More important than my role as an IFRRO director in making administrative and financial decisions for IFRRO is the opportunity that my seat at the board room table gives me for consciousness-raising and education. I try to raise awareness by IFRRO and its members – RROs, publishers, and writers from around the world – about the diversity of writers’ business models and how different writers, especially nontraditional writers, new-media writers, self-publishers, and writers in the U.S. and elsewhere outside Europe – are affected by the details of collective licensing schemes.

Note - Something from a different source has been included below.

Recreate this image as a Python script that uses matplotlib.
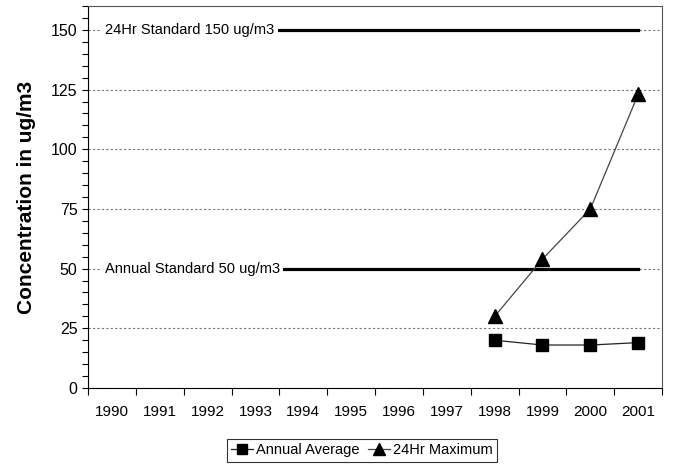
import numpy as np
import matplotlib.pyplot as plt
from matplotlib.ticker import MultipleLocator

years = ['1990', '1991', '1992', '1993', '1994', '1995', '1996',
         '1997', '1998', '1999', '2000', '2001']
data_years = ['1998', '1999', '2000', '2001']
annual_avg = [20, 18, 18, 19]
max_24hr = [30, 54, 75, 123]
std_24hr = 150
std_annual = 50
std_24hr_label = '24Hr Standard 150 ug/m3'
std_annual_label = 'Annual Standard 50 ug/m3'

plt.rcParams['font.family'] = ['Liberation Sans', 'DejaVu Sans']

fig = plt.figure(figsize=(6.73, 4.66), dpi=100)
ax = fig.add_axes([0.1308, 0.1674, 0.853, 0.8197])

pos = {y: i for i, y in enumerate(years)}
xd = [pos[y] for y in data_years]
xs = np.arange(len(years))

ax.plot(xs, [std_24hr] * len(years), color='black', lw=2.3, zorder=3)
ax.plot(xs, [std_annual] * len(years), color='black', lw=2.3, zorder=3)

ax.plot(xd, annual_avg, color='#222222', lw=0.9, marker='s', ms=9,
        mfc='black', mec='black', label='Annual Average', zorder=4)
ax.plot(xd, max_24hr, color='#444444', lw=0.9, marker='^', ms=10,
        mfc='black', mec='black', label='24Hr Maximum', zorder=4)

box = dict(facecolor='white', edgecolor='none', pad=2.5)
ax.text(-0.15, std_24hr, std_24hr_label, fontsize=10.5, va='center', ha='left',
        bbox=box, zorder=5)
ax.text(-0.15, std_annual, std_annual_label, fontsize=10.5, va='center', ha='left',
        bbox=box, zorder=5)

ax.set_xlim(-0.5, len(years) - 0.5)
ax.set_ylim(0, 160)
ax.set_xticks(np.arange(len(years) + 1) - 0.5)
ax.set_xticklabels([])
ax.set_xticks(xs, minor=True)
ax.set_xticklabels(years, minor=True, fontsize=11)
ax.tick_params(axis='x', which='minor', length=0, pad=12)
ax.tick_params(axis='x', which='major', length=5, direction='out', width=0.8)

ax.yaxis.set_major_locator(MultipleLocator(25))
ax.yaxis.set_minor_locator(MultipleLocator(5))
ax.tick_params(axis='y', which='both', length=4, direction='out', width=0.8,
               labelsize=11.5)
ax.grid(axis='y', which='major', color='#777777', ls=(0, (2, 2)), lw=0.8)
ax.set_axisbelow(True)

for s in ['top', 'right']:
    ax.spines[s].set_color('#555555')
    ax.spines[s].set_linewidth(0.8)

ax.set_ylabel('Concentration in ug/m3', fontsize=15, fontweight='bold',
              labelpad=11)

leg = fig.legend(loc='center', bbox_to_anchor=(0.538, 0.034), ncol=2,
                 frameon=True, fancybox=False, fontsize=10.5, handlelength=1.5,
                 handletextpad=0.2, columnspacing=0.6, borderpad=0.3,
                 markerscale=0.8)
leg.get_frame().set_edgecolor('black')
leg.get_frame().set_linewidth(0.8)

fig.savefig('out.png', dpi=100)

Writers in particular, and workers in general, have fewer rights in the U.S. than in most European countries, and there is much less government support for literature and other types of writing in the U.S. than in most of Europe. As a result, the business models of U.S. writers often have more in common with those of our counterparts in the global South than with those of typical European writers, as has been apparent in discussions within IFJ. Perhaps for this reason, my candidacy for the IFRRO board as a U.S. writer was supported by the members of IFJ’s executive committee from Southern countries.
Although IFRRO represents RROs – licensing organizations – it is often seen by governments as a proxy for the common interests of publishers and writers as well. My position on the IFRRO board helps me keep IFRRO from claiming to speak for writers.
Participation in IFRRO and membership on the IFRRO board also give the NWU high-level access to IFRRO members, including publishers and their organizations, and to governments and international organizations (especially WIPO) that work with IFRRO.
All of this work is technical, abstract, and long-term. But policy decisions that affect our interests and incomes as writers in the U.S. will be made by governments and licensing organizations around the world, whether or not we pay attention our make our views known. If we don’t speak for ourselves, or participate in alliances or federations that will represent us, nobody will do it for us.
Through our international work, the NWU seeks to make sure that our members and other writers in the U.S. are beneficiaries, rather than victims, of globalization.